A practical approach is to ask management for a fundraising plan that sets out:
- The methods the charity will use, and the methods it will not use
- How success will be measured, not just in pounds raised, but in sustainability and donor experience
- The resources required, including hidden workload such as supporter care, finance processes, and data management
- The key risks and how they will be managed
2) Supervising fundraisers: delegation is fine, abdication is not
Most boards delegate fundraising activity to staff, volunteers, or third-party suppliers. The Commission’s message is that trustees still need to ensure proper oversight.
In practice, that means trustees should be able to answer these questions:
- Who is responsible for day-to-day fundraising delivery?
- What information does the board receive to monitor performance and risk?
- If third-party fundraisers are used, what due diligence was done?
- Do contracts clearly set expectations, reporting, and compliance requirements?
Oversight also includes culture. Trustees should encourage a fundraising culture that prioritises ethical practice and long-term relationships over short-term income at any cost.
3) Fundraising materials: be transparent and protect the charity’s reputation
Fundraising communications need to be truthful, clear, and not misleading. That includes what the charity says on websites, donation pages, social media appeals, and printed materials.
Trustees should be especially alert to:
- Clarity on what money will be used for, particularly where appeals are restricted to a specific purpose
- Avoiding ambiguous language that could create unrealistic expectations
- Making sure claims can be evidenced, including impact statements
This is not only about compliance. It is about maintaining the trust that income depends on.
Emergency appeals (CC40): “Can we do this?” comes before “Should we do this?”
The updated CC40 guidance is timely. In a crisis, the instinct to set up an appeal can be strong, and online platforms make it easy.
The Commission’s key reminder is that trustees should understand what their charity can and cannot do, and what the best way to help is.
Before launching an emergency appeal, trustees should check:
- Does the charity’s purpose allow this appeal? If not, raising funds could create regulatory and legal problems later.
- Can the charity deliver what it is promising? If the charity cannot provide relief directly, it may need to partner or signpost instead.
- What happens if more money is raised than expected, or delivery becomes impossible? This should be thought through in advance.
Trustee fundraising responsibilities checklist
A practical trustee checklist for your next board meeting.
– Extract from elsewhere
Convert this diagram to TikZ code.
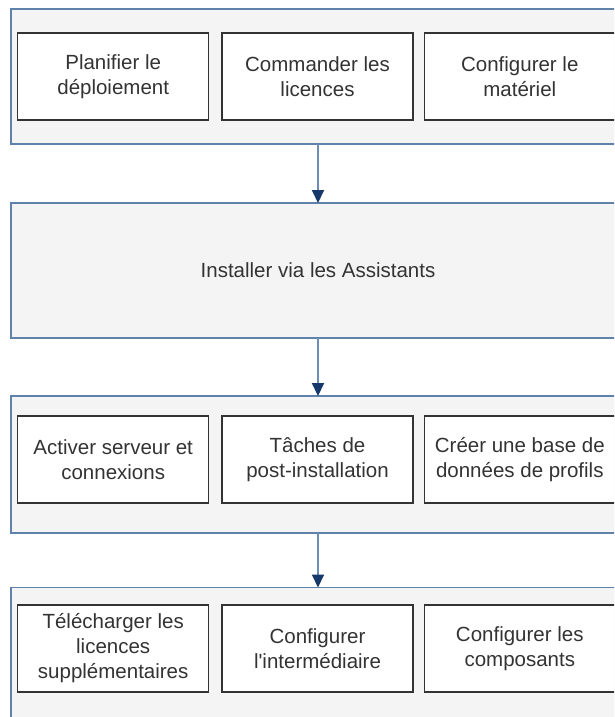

Use this as a 20-minute governance check-in:
- We have an up-to-date fundraising plan that links to our strategy and budget.
- Trustees understand the fundraising methods we use, and why.
- We know what laws and standards apply to our fundraising activity.
- We are registered with the Fundraising Regulator (where appropriate) and follow the Code of Fundraising Practice.
- We have clear reporting to the board on fundraising performance and risk.
- We have appropriate due diligence and contracts for any third-party fundraisers.
- Our fundraising materials are clear, accurate, and transparent about use of funds.
- Fundraising risk is reflected in our risk register, alongside fraud prevention and other organisational risks.
- We have a clear process for deciding whether to launch an emergency appeal, including purpose fit and delivery feasibility.
Where to get help
If your board wants confidence that fundraising is governed well, it can help to do a short “fundraising governance review” and translate guidance into a practical monitoring and assurance pack.